> TASK INPUTS
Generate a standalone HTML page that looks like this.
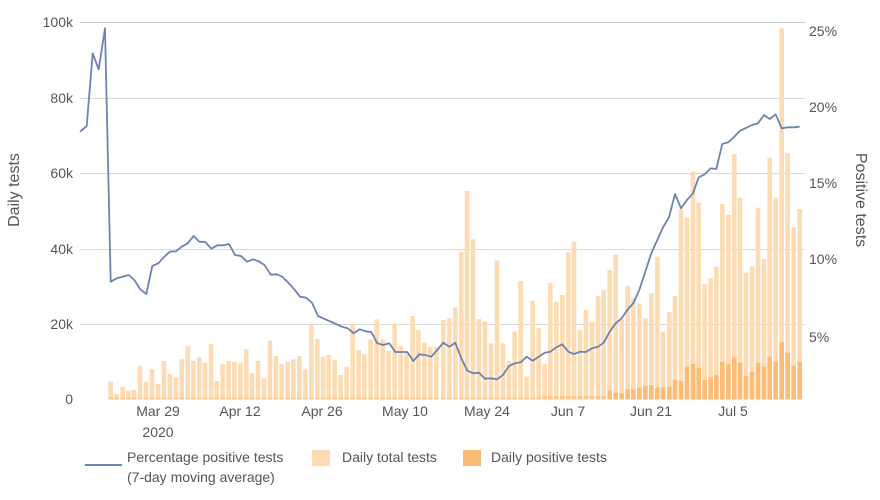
<!DOCTYPE html>
<html><head><style>
body{margin:0;background:#fff;}
svg text{font-family:"Liberation Sans",sans-serif;fill:#555;}
</style></head><body>
<svg id="c" width="880" height="495" viewBox="0 0 880 495" xmlns="http://www.w3.org/2000/svg">
<g stroke="#d9d9d9" stroke-width="1">
<line x1="80" x2="805" y1="22.5" y2="22.5" stroke="#ccc"/>
<line x1="80" x2="805" y1="98.5" y2="98.5"/>
<line x1="80" x2="805" y1="173.5" y2="173.5"/>
<line x1="80" x2="805" y1="249.5" y2="249.5"/>
<line x1="80" x2="805" y1="324.5" y2="324.5"/>
</g>
<g id="bars"></g>
<polyline id="ln" fill="none" stroke="#6c84b0" stroke-width="1.8" stroke-linejoin="round"/>
<g font-size="14" text-anchor="end">
<text x="73" y="27">100k</text><text x="73" y="103">80k</text><text x="73" y="178">60k</text>
<text x="73" y="254">40k</text><text x="73" y="329">20k</text><text x="73" y="404">0</text>
</g>
<g font-size="14">
<text x="809" y="36">25%</text><text x="809" y="112">20%</text><text x="809" y="188">15%</text>
<text x="809" y="264">10%</text><text x="809" y="342">5%</text>
</g>
<g font-size="14" text-anchor="middle">
<text x="158" y="416">Mar 29</text><text x="158" y="437">2020</text>
<text x="240" y="416">Apr 12</text><text x="322" y="416">Apr 26</text>
<text x="405" y="416">May 10</text><text x="487" y="416">May 24</text>
<text x="568" y="416">Jun 7</text><text x="651" y="416">Jun 21</text><text x="733" y="416">Jul 5</text>
</g>
<text font-size="16" transform="translate(19,190) rotate(-90)" text-anchor="middle">Daily tests</text>
<text font-size="16" transform="translate(856,200) rotate(90)" text-anchor="middle">Positive tests</text>
<line x1="85" x2="122" y1="465" y2="465" stroke="#6c84b0" stroke-width="2"/>
<text x="127" y="462" font-size="14">Percentage positive tests</text>
<text x="127" y="482" font-size="14">(7-day moving average)</text>
<rect x="312" y="450" width="18" height="16" fill="#fddcb3"/>
<text x="342" y="462" font-size="14">Daily total tests</text>
<rect x="463" y="450" width="18" height="16" fill="#fbbc76"/>
<text x="491" y="462" font-size="14">Daily positive tests</text>
</svg>
<script>
var NS="http://www.w3.org/2000/svg",g=document.getElementById("bars");
var t1=[[92,1085],[110,1122],[128,1100],[145,1112],[162,1110],[180,1038],[198,1085],[216,1048],[234,1092],[252,1023],[270,1062],[288,1073],[305,1018],[323,978],[340,1023],[358,1012],[375,1028],[393,972],[410,1083],[428,1033],[446,1023],[463,1025],[481,1028],[499,988],[516,1060],[534,1023],[552,1075],[570,962],[588,1008],[605,1032],[623,1025],[640,1018],[658,1008],[676,1048],[694,912],[712,957],[729,1010],[746,1005],[764,1020],[782,1065],[800,1040],[818,912],[836,990],[853,1003],[872,958],[890,898],[908,958],[926,993],[944,910],[962,978],[980,998],[998,888],[1015,930],[1033,968],[1051,980],[1069,980]];
var t2=[[10,900],[28,895],[46,862],[64,695],[81,513],[99,658],[117,897],[135,905],[153,970],[171,722],[189,970],[207,1023],[224,935],[242,783],[260,1070],[278,842],[296,923],[314,1033],[331,788],[349,845],[367,825],[385,697],[402,665],[420,930],[438,870],[456,905],[474,828],[491,810],[509,750],[527,703],[545,898],[563,798],[580,835],[598,850],[616,895],[634,820],[652,710],[669,935],[688,876],[705,828],[723,568],[741,593],[759,455],[776,548],[794,792],[812,775],[829,740],[847,552],[865,585],[883,402],[900,533],[918,758],[936,740],[954,563],[972,717],[989,413],[1007,533],[1025,25],[1043,400],[1061,622],[1079,567]];
var p2={509:1112,527:1118,545:1120,563:1108,580:1108,598:1103,616:1098,634:1095,652:1102,669:1103,688:1100,705:1080,723:1083,741:1040,759:1032,776:1043,794:1080,812:1072,829:1065,847:1025,865:1033,883:1012,900:1028,918:1068,936:1055,954:1028,972:1040,989:1010,1007:1025,1025:967,1043:998,1061:1037,1079:1025};
function bar(x,top,fill){var r=document.createElementNS(NS,"rect");r.setAttribute("x",x-2.3);r.setAttribute("y",top);r.setAttribute("width",4.6);r.setAttribute("height",Math.max(0,399.5-top));r.setAttribute("fill",fill);g.appendChild(r);}
t1.forEach(function(b){var x=b[0]/3+80,y=b[1]/3+20;bar(x,y,"#fddcb3");bar(x,397.5,"#fcc68c");});
t2.forEach(function(b){var x=b[0]/3+440,y=b[1]/3+20;bar(x,y,"#fddcb3");var p=p2[b[0]];bar(x,p?p/3+20:(b[0]>300?396:397.5),p?"#fbbc76":"#fcc68c");});
var l1=[[0,335],[20,318],[38,100],[56,148],[75,25],[92,785],[110,775],[128,770],[146,765],[163,780],[181,808],[199,822],[217,738],[235,730],[253,710],[270,695],[288,694],[305,680],[323,670],[341,648],[358,665],[376,666],[394,686],[412,676],[430,676],[447,672],[465,705],[483,708],[501,725],[518,718],[536,724],[554,736],[572,764],[590,763],[607,770],[625,788],[643,808],[660,830],[678,833],[696,848],[714,888],[732,896],[750,904],[768,912],[786,920],[803,925],[821,940],[839,928],[857,934],[874,936],[892,970],[910,975],[928,970],[946,996],[964,996],[982,996],[1000,1023],[1018,1003],[1036,1005],[1054,1010],[1072,990],[1090,968],[1108,980]];
var l2=[[10,968],[28,980],[46,968],[64,1015],[82,1052],[100,1060],[117,1058],[135,1076],[153,1075],[171,1078],[189,1065],[207,1038],[225,1030],[242,1027],[260,1010],[278,1022],[296,1010],[314,998],[331,995],[349,982],[367,973],[385,995],[402,1002],[420,995],[438,996],[456,985],[474,980],[491,968],[509,935],[527,910],[545,895],[563,868],[580,850],[598,810],[616,755],[634,700],[652,660],[669,622],[687,592],[705,522],[723,565],[741,540],[759,520],[776,472],[794,463],[812,445],[829,447],[847,372],[865,367],[883,350],[900,332],[918,324],[936,315],[954,310],[972,285],[989,297],[1007,283],[1025,325],[1043,322],[1061,322],[1079,320]];
var pts=l1.map(function(p){return (p[0]/3+80).toFixed(1)+","+(p[1]/3+20).toFixed(1);}).concat(l2.map(function(p){return (p[0]/3+440).toFixed(1)+","+(p[1]/3+20).toFixed(1);}));
document.getElementById("ln").setAttribute("points",pts.join(" "));
</script>
</body></html>
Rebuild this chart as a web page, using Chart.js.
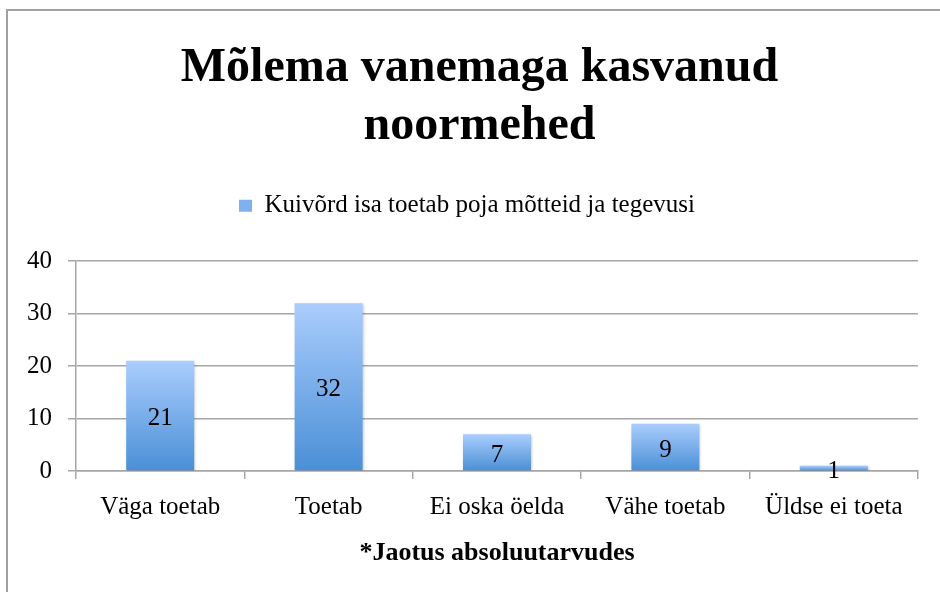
<html>
    <head>
        <script src="https://cdn.jsdelivr.net/npm/chart.js@4.4.0/dist/chart.umd.min.js"></script>
        <style type="text/css">
            body {
                margin: 0;
                padding: 0;
                background: #ffffff;
                overflow: hidden;
            }
            #wrap {
                position: relative;
                width: 940px;
                height: 592px;
                overflow: hidden;
            }
            #frame {
                position: absolute;
                left: 6px;
                top: 9px;
                width: 1000px;
                height: 700px;
                border: 2px solid #a0a0a0;
            }
            #myChart {
                position: absolute;
                left: 0;
                top: 0;
            }
        </style>
    </head>
    <body>
        <div id="wrap">
            <div id="frame"></div>
            <canvas id="myChart" width="940" height="592"></canvas>
        </div>

        <script>
        const categories = ['Väga toetab', 'Toetab', 'Ei oska öelda', 'Vähe toetab', 'Üldse ei toeta'];
        const values = [21, 32, 7, 9, 1];
        const yMin = 0;
        const yMax = 40;
        const yStep = 10;
        const seriesName = 'Kuivõrd isa toetab poja mõtteid ja tegevusi';
        const titleLines = ['Mõlema vanemaga kasvanud', 'noormehed'];
        const xAxisTitle = '*Jaotus absoluutarvudes';

        const serif = '"Liberation Serif", "Times New Roman", serif';
        const gridColor = '#a6a6a6';

        function barGradient(context) {
            const chart = context.chart;
            if (!chart.chartArea || !chart.scales.y) {
                return '#7aaee9';
            }
            const y = chart.scales.y;
            const top = y.getPixelForValue(context.raw);
            const bottom = y.getPixelForValue(0);
            if (!isFinite(top) || bottom - top < 1) {
                return '#8cbbf2';
            }
            const g = chart.ctx.createLinearGradient(0, top, 0, bottom);
            g.addColorStop(0, '#aacdfd');
            g.addColorStop(1, '#4a8fd6');
            return g;
        }

        // values written in the middle of each bar
        const barLabels = {
            id: 'barLabels',
            afterDatasetsDraw(chart) {
                const ctx = chart.ctx;
                const meta = chart.getDatasetMeta(0);
                ctx.save();
                ctx.font = '25px ' + serif;
                ctx.fillStyle = '#000000';
                ctx.textAlign = 'center';
                ctx.textBaseline = 'middle';
                meta.data.forEach((bar, i) => {
                    const mid = (bar.y + bar.base) / 2 + 3;
                    ctx.fillText(String(values[i]), bar.x, mid);
                });
                ctx.restore();
            }
        };

        // soft shadow under the bars
        const barShadow = {
            id: 'barShadow',
            beforeDatasetsDraw(chart) {
                const ctx = chart.ctx;
                ctx.save();
                ctx.shadowColor = 'rgba(0,0,0,0.25)';
                ctx.shadowBlur = 3;
                ctx.shadowOffsetX = 1;
                ctx.shadowOffsetY = 1;
            },
            afterDatasetsDraw(chart) {
                chart.ctx.restore();
            }
        };

        // title and legend sit a bit right of the canvas centre in the original
        const nudgeBlocks = {
            id: 'nudgeBlocks',
            afterLayout(chart) {
                if (chart.titleBlock) chart.titleBlock.left += 41;
                if (chart.legend) chart.legend.left += 16;
            }
        };

        const ctx = document.getElementById('myChart').getContext('2d');
        const myChart = new Chart(ctx, {
            type: 'bar',
            data: {
                labels: categories,
                datasets: [{
                    label: seriesName,
                    data: values,
                    xAxisID: 'x',
                    yAxisID: 'y',
                    backgroundColor: barGradient,
                    borderWidth: 0,
                    categoryPercentage: 1,
                    barPercentage: 0.404
                }]
            },
            plugins: [nudgeBlocks, barShadow, barLabels],
            options: {
                responsive: false,
                animation: false,
                devicePixelRatio: 1,
                layout: {
                    padding: { left: 0, right: 22, top: 0, bottom: 0 }
                },
                plugins: {
                    title: {
                        display: true,
                        text: titleLines,
                        color: '#000000',
                        font: { family: serif, size: 48, weight: 'bold', lineHeight: 1.2 },
                        padding: { top: 40, bottom: 28 }
                    },
                    legend: {
                        display: true,
                        labels: {
                            color: '#000000',
                            font: { family: serif, size: 25 },
                            boxWidth: 13,
                            boxHeight: 12,
                            padding: 10,
                            generateLabels() {
                                return [{
                                    text: seriesName,
                                    fillStyle: '#7eb1ee',
                                    strokeStyle: '#7eb1ee',
                                    lineWidth: 0,
                                    datasetIndex: 0
                                }];
                            }
                        }
                    },
                    tooltip: { enabled: false }
                },
                scales: {
                    x: {
                        grid: {
                            display: true,
                            drawOnChartArea: false,
                            drawTicks: true,
                            tickLength: 8,
                            color: gridColor,
                            lineWidth: 1.5
                        },
                        border: { display: true, color: gridColor, width: 1.5 },
                        ticks: {
                            color: '#000000',
                            font: { family: serif, size: 25 },
                            padding: 13,
                            maxRotation: 0,
                            autoSkip: false
                        },
                        title: {
                            display: true,
                            text: xAxisTitle,
                            color: '#000000',
                            font: { family: serif, size: 26, weight: 'bold' },
                            padding: { top: 0, bottom: 23 }
                        },
                        afterFit(scale) { scale.height = 121; }
                    },
                    y: {
                        min: yMin,
                        max: yMax,
                        grid: {
                            color: gridColor,
                            lineWidth: 1.5,
                            tickLength: 8
                        },
                        border: { display: true, color: gridColor, width: 1.5 },
                        ticks: {
                            stepSize: yStep,
                            color: '#000000',
                            font: { family: serif, size: 25 },
                            padding: 16
                        },
                        afterFit(scale) { scale.width = 76; }
                    },
                    // empty band between the legend and the plot
                    spacer: {
                        type: 'linear',
                        position: 'top',
                        display: true,
                        grid: { display: false },
                        border: { display: false },
                        ticks: { display: false },
                        afterFit(scale) { scale.height = 33; }
                    }
                }
            }
        });
        </script>
    </body>
</html>
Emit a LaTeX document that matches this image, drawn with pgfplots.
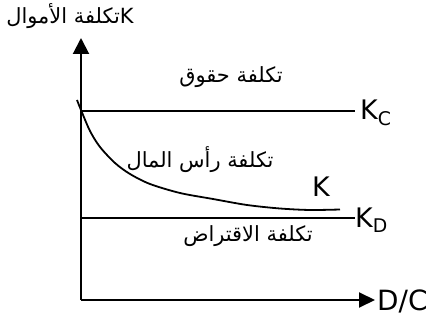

> STATED PROBLEM
Pick out all lines containing the string "this".

> EXPECTED OUTPUT
Generate a standalone HTML page that looks like this.
Rebuild this chart as a web page, using Chart.js.
Emit a LaTeX document that matches this image, drawn with pgfplots.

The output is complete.